As a true box-to-box midfielder, Vidal is heavily involved in the attack. Last season for Bayern in the Bundesliga, Vidal averaged 46.8 passes per game and created 26 goalscoring chances, which is impressive considering how deep he was positioned on a game-by-game basis for the team.
Vidal strives to open up play and push the ball upfield in an effort to get team-mates involved. He is capable of opening up play with a long pass into the box or a through ball to a winger out wide. While he is not a competent dribbler in space, he counters this weakness with quick passes to halt a lethargic midfield.

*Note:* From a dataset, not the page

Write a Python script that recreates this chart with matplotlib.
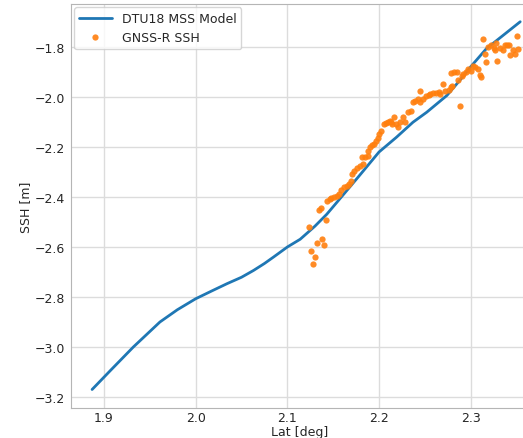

In this play during the Champions League Round of 16 first leg against Besiktas, Vidal is positioned deep and still manages to deliver a long aerial pass to Lewandowski up front to get him in position for a goalscoring opportunity.
For a multi-dimensional midfielder like Vidal, he is one of the rare players that can fit in for any of the powerhouse teams in Europe. As a player that can cover so much space on the pitch and puts winning at the top of his priority for the team, there is a reason why he is beloved by so many of his former team-mates.
How Vidal will fit in at Barca
Due to his capabilities of being a versatile midfielder, Vidal will provide Ernesto Valverde with a multitude of options as to how he would fit into the team. He can play in Valverde’s 4-3-3 or 4-4-2 formation while playing in any midfield role that the coaching staff prefer.
Now while he is not a controlling type of midfielder like a Thiago or Pjanic, Vidal has unique attributes that would bolster a Barcelona midfield in dire need of major changes. His defensive capabilities will provide support for the backline and also for Sergio Busquets. When in possession, Vidal can open up play with outlet passes out wide to Philippe Coutinho and Ousmane Dembele. When in the attack, Vidal can provide support for the forwards up front — something players such as Paulinho and Andre Gomes struggled to do so. And more importantly, his presence in the middle third will dictate pace and tempo of the midfield -- a trait Barca have desperately needed in the Champions League over the past couple of seasons.
The two major question marks in regards to his fit with Barca are his injuries and age. Vidal is coming off a season where he missed significant time due to his recurring knee problems and a calf muscle strain. And with midfielders over the age of 30, many begin a slow decline and are unable to return back to prime form. There were glimpses of this last season with Bayern as he had issues with tracking back on counter attacks and at times began to isolate himself late in games.
It should be a high priority for both Vidal and the coaching staff to monitor his health while also providing him with rest throughout the season to keep him fresh for the long and tiring campaign.
Regardless of the perspective for which one would view this transfer, Vidal joining Barcelona is a low risk and high reward deal. Barcelona did not have to overpay for Vidal in the current inflated transfer market and the deal is just a three-year contract. He is only a short-term solution for the midfield. If he struggles or if injuries deteriorate his availability, then Barcelona could look to sell him or loan him out for the remainder of his contract. But if he excels, then he would provide a much-needed solution to Barca’s midfield. Even at age 31, Vidal has plenty to prove and he is at the right club to do it.